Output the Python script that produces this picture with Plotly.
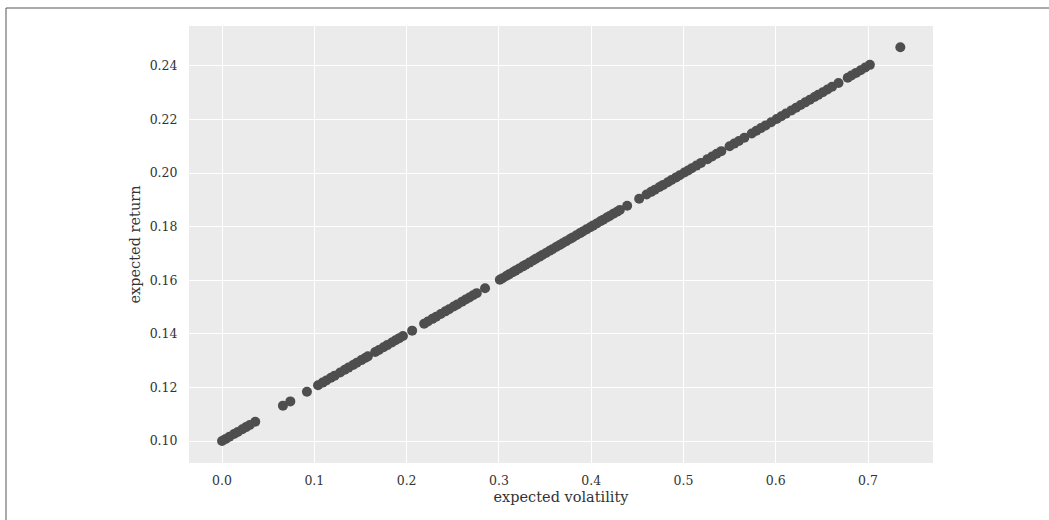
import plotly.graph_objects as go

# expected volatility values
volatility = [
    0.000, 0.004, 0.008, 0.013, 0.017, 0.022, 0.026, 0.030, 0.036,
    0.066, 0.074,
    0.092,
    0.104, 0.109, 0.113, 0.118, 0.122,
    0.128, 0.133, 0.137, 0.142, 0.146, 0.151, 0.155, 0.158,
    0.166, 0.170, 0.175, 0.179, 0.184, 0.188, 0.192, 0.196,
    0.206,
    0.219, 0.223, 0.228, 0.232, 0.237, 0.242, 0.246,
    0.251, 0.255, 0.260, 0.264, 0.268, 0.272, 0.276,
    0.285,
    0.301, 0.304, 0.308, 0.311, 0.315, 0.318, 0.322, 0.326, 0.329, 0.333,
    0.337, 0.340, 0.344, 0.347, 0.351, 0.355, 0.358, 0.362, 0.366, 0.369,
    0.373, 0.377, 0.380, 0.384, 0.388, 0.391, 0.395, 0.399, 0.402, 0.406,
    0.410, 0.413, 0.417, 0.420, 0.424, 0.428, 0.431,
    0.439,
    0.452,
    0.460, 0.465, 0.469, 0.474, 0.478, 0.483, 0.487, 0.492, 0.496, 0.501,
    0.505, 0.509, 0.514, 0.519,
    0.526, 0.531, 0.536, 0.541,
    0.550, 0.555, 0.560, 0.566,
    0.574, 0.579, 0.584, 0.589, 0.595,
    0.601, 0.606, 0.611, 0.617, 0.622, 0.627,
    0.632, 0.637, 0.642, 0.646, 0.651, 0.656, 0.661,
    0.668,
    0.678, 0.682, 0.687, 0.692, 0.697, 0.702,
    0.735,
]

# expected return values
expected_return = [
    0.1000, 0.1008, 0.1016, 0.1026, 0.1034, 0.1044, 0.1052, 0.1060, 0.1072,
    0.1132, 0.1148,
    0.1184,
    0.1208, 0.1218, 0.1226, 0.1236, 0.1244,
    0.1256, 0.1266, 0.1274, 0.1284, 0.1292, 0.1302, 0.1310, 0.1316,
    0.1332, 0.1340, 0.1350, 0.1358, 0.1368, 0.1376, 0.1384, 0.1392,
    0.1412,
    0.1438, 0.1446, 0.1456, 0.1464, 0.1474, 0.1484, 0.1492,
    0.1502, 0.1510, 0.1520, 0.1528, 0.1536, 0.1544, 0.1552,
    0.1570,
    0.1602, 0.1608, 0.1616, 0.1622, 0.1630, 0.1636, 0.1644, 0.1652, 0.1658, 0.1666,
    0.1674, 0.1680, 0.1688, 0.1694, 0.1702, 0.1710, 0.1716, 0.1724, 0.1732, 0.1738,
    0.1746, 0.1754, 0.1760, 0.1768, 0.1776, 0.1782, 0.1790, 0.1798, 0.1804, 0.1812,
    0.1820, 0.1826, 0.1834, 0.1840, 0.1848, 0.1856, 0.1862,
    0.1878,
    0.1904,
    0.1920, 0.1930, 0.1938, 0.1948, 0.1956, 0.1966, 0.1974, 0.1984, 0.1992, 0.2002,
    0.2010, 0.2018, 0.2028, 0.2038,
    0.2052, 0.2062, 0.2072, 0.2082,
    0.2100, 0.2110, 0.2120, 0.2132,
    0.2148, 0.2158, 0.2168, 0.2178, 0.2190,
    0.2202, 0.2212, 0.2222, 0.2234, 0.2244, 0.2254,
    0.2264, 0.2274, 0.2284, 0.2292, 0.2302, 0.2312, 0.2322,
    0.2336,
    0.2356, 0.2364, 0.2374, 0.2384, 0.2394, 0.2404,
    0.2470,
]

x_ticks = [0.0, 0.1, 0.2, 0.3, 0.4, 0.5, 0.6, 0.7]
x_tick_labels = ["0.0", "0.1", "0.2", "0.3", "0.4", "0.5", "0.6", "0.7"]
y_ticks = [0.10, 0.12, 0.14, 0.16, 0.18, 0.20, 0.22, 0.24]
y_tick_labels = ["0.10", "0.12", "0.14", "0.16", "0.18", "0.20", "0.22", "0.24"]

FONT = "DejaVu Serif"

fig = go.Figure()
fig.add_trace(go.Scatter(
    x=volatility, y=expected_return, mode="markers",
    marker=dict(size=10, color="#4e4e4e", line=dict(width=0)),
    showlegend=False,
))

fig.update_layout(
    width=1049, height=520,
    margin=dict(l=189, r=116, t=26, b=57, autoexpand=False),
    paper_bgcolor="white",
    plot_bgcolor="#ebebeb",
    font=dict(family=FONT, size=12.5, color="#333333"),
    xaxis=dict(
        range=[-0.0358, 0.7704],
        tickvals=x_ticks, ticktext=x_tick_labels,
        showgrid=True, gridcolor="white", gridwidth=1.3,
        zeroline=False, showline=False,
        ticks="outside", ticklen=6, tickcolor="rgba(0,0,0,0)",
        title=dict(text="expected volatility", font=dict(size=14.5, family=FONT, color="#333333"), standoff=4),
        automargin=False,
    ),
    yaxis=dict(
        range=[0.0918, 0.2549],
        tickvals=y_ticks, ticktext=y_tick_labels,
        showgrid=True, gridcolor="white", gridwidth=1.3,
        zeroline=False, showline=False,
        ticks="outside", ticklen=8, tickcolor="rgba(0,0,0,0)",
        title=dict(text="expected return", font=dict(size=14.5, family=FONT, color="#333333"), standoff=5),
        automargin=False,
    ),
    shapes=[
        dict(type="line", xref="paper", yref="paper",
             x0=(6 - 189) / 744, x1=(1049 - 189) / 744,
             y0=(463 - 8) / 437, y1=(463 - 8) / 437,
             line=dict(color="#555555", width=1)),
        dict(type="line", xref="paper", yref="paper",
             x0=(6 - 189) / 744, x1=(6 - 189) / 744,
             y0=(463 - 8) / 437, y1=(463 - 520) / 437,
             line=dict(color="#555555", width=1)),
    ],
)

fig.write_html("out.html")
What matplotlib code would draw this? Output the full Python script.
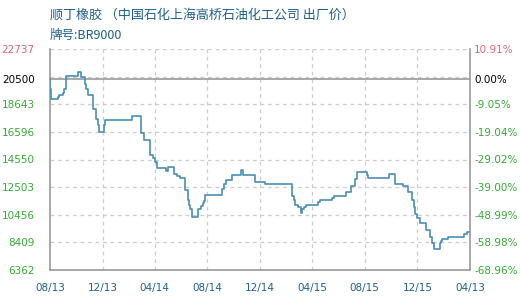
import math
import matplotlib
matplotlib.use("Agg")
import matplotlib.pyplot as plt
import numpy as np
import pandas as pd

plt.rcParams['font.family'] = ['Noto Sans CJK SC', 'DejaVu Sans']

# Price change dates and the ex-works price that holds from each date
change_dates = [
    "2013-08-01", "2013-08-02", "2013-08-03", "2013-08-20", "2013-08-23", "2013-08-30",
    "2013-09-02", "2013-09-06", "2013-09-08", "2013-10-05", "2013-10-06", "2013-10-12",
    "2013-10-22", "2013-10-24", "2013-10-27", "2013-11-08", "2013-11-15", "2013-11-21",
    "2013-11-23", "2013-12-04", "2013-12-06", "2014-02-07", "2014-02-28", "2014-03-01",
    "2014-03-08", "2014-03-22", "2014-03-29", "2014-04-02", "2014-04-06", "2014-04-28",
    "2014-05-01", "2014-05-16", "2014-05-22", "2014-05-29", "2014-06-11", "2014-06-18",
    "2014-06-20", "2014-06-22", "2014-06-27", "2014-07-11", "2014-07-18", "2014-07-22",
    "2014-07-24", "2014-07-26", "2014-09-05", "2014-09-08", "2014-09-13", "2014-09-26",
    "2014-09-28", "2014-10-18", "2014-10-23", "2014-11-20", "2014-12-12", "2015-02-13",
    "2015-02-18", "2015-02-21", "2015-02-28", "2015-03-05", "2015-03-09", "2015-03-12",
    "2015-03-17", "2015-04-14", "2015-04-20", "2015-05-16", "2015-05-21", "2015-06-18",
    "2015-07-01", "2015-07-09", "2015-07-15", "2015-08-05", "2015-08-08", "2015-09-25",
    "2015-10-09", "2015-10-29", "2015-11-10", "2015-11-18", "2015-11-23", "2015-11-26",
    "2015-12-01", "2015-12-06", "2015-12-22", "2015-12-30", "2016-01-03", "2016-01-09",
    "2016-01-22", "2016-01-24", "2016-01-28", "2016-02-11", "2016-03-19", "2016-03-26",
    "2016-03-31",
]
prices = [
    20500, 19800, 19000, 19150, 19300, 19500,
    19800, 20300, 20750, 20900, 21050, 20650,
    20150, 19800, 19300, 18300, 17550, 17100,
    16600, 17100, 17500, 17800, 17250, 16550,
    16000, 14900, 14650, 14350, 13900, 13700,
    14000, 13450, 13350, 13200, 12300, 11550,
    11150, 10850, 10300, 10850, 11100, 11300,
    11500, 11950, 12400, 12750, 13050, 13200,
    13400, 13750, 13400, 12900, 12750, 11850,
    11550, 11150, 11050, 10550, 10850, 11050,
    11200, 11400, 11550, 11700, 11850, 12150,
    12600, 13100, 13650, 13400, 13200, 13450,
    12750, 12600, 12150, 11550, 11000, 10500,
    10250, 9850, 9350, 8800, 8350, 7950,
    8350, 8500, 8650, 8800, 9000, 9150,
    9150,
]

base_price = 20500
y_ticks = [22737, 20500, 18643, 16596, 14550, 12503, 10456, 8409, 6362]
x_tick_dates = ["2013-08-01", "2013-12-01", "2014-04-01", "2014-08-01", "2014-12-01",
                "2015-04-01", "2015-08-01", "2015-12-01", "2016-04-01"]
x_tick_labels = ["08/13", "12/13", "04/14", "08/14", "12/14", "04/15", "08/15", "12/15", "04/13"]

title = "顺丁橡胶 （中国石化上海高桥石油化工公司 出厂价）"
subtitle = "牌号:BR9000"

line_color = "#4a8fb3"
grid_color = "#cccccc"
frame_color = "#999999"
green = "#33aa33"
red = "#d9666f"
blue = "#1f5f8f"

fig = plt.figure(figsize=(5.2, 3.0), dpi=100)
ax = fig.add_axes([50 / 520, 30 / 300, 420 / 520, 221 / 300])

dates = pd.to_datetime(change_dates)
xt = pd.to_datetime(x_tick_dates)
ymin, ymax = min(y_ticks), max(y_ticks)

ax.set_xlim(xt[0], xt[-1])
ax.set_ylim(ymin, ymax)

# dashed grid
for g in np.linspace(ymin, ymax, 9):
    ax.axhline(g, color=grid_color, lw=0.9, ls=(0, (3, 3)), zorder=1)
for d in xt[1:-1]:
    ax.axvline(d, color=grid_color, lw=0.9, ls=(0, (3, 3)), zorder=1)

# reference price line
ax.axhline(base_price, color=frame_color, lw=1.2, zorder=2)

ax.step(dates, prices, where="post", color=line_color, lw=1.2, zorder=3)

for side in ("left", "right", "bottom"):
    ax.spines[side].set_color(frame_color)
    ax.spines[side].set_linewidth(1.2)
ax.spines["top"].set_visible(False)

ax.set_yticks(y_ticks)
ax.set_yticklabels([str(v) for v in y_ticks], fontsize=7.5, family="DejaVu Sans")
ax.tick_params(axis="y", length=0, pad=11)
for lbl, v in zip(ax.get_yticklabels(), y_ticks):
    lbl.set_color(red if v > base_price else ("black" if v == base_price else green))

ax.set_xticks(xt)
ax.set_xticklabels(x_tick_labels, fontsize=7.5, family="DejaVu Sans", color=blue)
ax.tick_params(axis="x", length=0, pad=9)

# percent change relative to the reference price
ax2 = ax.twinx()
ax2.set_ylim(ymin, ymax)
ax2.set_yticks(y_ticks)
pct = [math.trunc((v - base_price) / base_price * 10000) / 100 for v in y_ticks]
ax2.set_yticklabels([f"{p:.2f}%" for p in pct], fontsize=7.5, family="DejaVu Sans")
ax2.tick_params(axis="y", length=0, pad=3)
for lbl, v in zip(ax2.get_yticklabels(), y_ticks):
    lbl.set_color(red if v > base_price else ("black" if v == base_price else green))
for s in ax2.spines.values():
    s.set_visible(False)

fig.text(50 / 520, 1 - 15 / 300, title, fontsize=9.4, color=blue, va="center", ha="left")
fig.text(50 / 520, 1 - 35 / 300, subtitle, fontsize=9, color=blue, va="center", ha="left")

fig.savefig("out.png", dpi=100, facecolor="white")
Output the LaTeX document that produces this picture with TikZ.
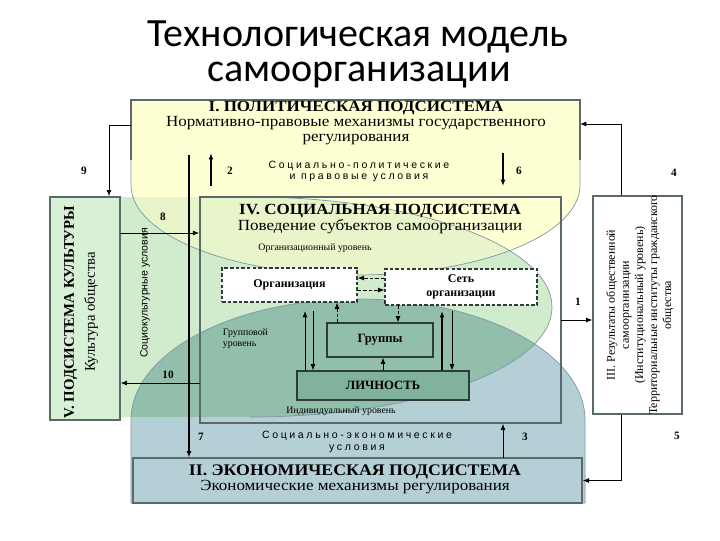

====================

PROBLEM DETAILS
Retype the section that opens with the line holding "What matplotlib code" and closes with the line holding "plt.rcParams['font.family'] = ['Noto", exactly as it reads, without any pictures.

SOLUTION BELOW
What matplotlib code would draw this? Output the full Python script.
import math
import matplotlib
matplotlib.use("Agg")
import matplotlib.pyplot as plt
import numpy as np
import pandas as pd

plt.rcParams['font.family'] = ['Noto Sans CJK SC', 'DejaVu Sans']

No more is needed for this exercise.